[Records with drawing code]
════════════════
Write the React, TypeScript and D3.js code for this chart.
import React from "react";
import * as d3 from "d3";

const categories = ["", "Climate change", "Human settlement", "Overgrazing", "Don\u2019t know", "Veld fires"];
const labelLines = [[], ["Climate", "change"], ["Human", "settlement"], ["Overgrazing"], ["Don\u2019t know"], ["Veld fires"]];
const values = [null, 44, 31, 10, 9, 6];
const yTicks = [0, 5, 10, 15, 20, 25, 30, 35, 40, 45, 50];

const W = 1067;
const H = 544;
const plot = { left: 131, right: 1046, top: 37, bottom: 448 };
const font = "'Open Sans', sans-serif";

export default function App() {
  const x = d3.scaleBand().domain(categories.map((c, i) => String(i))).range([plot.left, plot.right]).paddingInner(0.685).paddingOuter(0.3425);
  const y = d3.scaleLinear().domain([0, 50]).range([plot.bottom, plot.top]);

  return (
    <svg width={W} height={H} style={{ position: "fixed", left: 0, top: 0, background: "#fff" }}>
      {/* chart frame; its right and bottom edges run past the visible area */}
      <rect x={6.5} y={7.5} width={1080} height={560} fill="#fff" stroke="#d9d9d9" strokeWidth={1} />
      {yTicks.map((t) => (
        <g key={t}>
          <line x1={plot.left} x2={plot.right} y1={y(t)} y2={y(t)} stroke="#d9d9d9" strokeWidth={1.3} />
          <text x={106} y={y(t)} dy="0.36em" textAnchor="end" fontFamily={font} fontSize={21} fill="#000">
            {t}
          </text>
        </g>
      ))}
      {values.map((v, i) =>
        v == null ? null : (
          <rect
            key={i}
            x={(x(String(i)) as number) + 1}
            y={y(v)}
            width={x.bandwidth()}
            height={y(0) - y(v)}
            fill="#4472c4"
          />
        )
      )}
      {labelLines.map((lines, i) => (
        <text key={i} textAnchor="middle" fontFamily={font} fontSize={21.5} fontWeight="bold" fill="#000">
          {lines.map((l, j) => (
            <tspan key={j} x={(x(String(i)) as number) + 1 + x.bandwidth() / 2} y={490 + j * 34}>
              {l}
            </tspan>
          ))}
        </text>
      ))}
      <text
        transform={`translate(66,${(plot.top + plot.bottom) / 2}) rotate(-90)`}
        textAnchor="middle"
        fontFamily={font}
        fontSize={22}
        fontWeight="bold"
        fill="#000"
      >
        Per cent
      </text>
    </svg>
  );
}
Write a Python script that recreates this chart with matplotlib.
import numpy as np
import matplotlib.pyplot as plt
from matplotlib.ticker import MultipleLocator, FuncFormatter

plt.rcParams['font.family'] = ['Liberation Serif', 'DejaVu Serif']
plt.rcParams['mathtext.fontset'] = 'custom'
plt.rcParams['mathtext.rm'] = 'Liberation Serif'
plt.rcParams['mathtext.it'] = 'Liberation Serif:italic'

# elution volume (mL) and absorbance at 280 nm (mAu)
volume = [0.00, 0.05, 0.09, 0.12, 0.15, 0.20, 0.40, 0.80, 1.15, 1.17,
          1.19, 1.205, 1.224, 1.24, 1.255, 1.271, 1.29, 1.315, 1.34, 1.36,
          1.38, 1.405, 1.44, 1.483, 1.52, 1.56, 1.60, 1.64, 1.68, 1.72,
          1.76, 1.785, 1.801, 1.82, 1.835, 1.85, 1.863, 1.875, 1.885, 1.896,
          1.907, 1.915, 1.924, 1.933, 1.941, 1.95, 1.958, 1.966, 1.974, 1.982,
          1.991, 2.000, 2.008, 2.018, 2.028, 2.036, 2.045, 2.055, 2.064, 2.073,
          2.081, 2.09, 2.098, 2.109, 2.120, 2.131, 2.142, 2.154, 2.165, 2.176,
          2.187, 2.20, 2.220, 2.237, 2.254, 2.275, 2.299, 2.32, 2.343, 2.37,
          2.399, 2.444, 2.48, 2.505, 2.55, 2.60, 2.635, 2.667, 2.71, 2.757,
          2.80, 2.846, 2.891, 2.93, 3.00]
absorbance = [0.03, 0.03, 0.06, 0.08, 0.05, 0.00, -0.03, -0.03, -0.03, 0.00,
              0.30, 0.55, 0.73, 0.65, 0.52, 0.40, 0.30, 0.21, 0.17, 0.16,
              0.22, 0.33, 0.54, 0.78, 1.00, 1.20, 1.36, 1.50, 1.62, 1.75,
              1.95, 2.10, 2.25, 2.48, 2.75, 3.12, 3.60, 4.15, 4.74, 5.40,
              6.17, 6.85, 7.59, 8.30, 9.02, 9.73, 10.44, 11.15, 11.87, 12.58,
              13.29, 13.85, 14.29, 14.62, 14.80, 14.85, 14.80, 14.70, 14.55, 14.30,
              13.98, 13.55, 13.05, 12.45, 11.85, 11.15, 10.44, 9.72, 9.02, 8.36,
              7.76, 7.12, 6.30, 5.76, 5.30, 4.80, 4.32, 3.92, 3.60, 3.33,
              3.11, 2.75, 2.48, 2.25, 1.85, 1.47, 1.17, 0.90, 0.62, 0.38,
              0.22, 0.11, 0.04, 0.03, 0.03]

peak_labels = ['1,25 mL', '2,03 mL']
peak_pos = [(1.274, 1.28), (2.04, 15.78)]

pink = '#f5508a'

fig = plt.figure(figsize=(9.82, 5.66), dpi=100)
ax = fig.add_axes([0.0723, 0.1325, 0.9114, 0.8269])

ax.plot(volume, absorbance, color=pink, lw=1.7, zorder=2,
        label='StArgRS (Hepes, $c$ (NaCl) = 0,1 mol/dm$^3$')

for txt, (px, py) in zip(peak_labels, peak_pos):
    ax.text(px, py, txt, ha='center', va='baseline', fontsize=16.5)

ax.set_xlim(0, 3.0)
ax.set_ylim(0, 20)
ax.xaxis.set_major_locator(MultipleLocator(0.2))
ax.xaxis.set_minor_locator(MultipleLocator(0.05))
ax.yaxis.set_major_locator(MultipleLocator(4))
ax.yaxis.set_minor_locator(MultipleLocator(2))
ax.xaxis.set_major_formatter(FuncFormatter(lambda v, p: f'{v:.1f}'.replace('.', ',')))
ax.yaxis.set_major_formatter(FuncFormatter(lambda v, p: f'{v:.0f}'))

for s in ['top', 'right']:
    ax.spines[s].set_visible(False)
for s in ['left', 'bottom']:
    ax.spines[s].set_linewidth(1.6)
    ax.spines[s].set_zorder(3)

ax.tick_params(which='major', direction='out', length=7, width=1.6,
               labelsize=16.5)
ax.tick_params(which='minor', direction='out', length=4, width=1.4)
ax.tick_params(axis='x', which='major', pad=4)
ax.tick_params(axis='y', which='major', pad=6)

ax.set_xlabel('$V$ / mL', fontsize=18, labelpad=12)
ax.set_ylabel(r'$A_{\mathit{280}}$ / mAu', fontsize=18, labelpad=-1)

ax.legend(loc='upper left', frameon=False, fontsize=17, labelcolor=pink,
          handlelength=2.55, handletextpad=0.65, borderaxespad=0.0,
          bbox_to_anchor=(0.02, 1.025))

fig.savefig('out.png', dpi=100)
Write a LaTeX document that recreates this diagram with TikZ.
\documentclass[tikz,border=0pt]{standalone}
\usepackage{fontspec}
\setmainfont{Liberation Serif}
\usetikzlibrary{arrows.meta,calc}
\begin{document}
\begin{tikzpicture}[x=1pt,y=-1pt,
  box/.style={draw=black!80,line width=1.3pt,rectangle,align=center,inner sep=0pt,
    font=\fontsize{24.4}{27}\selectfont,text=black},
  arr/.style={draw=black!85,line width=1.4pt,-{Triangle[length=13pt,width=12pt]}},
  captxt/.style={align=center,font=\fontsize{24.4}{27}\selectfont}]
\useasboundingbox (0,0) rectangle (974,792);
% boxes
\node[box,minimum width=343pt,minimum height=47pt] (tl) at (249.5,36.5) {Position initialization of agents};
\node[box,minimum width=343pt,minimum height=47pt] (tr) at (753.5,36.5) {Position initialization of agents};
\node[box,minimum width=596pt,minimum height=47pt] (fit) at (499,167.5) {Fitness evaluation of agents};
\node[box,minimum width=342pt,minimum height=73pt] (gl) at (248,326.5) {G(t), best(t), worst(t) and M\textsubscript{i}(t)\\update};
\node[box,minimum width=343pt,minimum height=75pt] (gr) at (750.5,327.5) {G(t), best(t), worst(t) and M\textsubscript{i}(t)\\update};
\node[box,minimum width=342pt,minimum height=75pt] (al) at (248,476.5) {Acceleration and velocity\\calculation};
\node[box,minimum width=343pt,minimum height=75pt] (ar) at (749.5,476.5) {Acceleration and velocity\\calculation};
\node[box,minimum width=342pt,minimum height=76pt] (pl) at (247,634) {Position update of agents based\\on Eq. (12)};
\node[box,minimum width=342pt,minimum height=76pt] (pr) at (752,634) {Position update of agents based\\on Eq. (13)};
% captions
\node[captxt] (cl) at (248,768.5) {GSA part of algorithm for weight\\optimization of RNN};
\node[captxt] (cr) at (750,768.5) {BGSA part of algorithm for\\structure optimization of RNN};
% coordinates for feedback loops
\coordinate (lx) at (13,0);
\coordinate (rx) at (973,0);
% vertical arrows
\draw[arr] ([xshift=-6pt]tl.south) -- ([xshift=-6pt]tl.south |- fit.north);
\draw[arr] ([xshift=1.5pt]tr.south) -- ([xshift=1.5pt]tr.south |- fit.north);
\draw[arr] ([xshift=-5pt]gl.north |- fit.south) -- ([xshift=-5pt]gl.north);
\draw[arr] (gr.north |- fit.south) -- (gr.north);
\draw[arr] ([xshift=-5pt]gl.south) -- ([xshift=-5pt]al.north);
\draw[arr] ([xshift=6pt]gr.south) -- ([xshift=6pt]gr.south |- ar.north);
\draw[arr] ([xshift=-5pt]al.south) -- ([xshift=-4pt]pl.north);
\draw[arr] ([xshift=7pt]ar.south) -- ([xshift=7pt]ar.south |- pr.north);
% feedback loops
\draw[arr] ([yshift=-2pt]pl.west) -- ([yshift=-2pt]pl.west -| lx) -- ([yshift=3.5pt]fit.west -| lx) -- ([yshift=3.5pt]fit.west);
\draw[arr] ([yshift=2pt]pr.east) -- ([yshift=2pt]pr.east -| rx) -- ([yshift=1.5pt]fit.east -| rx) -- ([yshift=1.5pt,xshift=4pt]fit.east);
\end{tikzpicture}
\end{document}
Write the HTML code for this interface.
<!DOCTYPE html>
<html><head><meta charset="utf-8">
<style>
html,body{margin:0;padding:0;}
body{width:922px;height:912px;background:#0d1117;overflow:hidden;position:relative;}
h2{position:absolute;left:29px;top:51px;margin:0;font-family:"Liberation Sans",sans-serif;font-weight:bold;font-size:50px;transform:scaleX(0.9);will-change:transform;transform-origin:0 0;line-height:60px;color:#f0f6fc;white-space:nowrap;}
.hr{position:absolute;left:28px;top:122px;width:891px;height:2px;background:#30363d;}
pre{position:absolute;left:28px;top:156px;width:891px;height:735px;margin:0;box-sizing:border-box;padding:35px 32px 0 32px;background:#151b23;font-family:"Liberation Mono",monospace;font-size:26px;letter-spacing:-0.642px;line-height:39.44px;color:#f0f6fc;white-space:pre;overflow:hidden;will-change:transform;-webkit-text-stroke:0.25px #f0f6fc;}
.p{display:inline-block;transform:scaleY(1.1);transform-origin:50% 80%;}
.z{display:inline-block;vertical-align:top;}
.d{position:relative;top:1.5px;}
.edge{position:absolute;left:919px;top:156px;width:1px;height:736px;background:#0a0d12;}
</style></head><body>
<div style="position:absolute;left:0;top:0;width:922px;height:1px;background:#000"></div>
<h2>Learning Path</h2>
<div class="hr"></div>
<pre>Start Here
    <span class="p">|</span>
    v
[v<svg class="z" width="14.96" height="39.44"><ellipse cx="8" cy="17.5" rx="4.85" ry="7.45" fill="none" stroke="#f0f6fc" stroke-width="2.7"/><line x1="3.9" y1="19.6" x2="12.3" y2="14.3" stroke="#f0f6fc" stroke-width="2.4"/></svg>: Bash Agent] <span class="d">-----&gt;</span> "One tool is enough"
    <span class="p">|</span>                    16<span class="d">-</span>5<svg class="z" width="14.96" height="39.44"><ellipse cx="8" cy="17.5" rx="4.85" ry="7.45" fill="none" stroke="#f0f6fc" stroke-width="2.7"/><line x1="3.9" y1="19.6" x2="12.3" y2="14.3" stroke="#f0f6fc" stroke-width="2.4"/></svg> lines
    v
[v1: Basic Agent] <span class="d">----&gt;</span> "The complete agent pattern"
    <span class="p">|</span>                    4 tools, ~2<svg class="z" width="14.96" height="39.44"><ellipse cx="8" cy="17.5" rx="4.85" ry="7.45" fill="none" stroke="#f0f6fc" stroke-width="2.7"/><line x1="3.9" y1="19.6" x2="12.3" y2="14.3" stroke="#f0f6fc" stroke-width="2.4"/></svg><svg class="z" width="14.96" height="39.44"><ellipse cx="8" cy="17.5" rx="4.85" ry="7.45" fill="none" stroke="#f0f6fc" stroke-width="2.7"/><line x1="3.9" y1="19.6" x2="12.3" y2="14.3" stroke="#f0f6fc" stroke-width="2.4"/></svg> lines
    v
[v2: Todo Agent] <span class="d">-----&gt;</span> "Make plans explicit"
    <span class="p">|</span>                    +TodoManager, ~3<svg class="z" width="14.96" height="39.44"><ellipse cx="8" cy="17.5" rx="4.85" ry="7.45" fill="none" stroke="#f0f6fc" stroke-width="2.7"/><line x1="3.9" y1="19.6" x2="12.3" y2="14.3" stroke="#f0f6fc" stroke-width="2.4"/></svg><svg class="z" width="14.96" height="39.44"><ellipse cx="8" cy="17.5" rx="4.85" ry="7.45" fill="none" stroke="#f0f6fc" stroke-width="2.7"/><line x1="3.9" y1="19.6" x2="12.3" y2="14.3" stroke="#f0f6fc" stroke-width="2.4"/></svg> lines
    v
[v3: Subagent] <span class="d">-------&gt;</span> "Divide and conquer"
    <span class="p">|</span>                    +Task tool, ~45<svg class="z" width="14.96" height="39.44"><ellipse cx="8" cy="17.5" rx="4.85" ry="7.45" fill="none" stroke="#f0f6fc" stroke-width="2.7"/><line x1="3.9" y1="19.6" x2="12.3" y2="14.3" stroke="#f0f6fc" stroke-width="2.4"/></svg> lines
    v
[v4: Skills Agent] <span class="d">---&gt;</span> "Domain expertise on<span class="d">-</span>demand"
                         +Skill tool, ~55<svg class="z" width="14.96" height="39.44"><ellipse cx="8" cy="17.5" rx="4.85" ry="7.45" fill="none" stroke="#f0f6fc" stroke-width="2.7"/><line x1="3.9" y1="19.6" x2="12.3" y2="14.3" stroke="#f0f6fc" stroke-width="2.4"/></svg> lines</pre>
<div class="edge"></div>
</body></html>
════════════════
### Work required
Quote every line of the records above, from the first down to the one holding "d3.scaleLinear().domain([0, 50]).range([plot.bottom, plot.top]);", exactly as written.

### Finished answer
Write the React, TypeScript and D3.js code for this chart.
import React from "react";
import * as d3 from "d3";

const categories = ["", "Climate change", "Human settlement", "Overgrazing", "Don\u2019t know", "Veld fires"];
const labelLines = [[], ["Climate", "change"], ["Human", "settlement"], ["Overgrazing"], ["Don\u2019t know"], ["Veld fires"]];
const values = [null, 44, 31, 10, 9, 6];
const yTicks = [0, 5, 10, 15, 20, 25, 30, 35, 40, 45, 50];

const W = 1067;
const H = 544;
const plot = { left: 131, right: 1046, top: 37, bottom: 448 };
const font = "'Open Sans', sans-serif";

export default function App() {
  const x = d3.scaleBand().domain(categories.map((c, i) => String(i))).range([plot.left, plot.right]).paddingInner(0.685).paddingOuter(0.3425);
  const y = d3.scaleLinear().domain([0, 50]).range([plot.bottom, plot.top]);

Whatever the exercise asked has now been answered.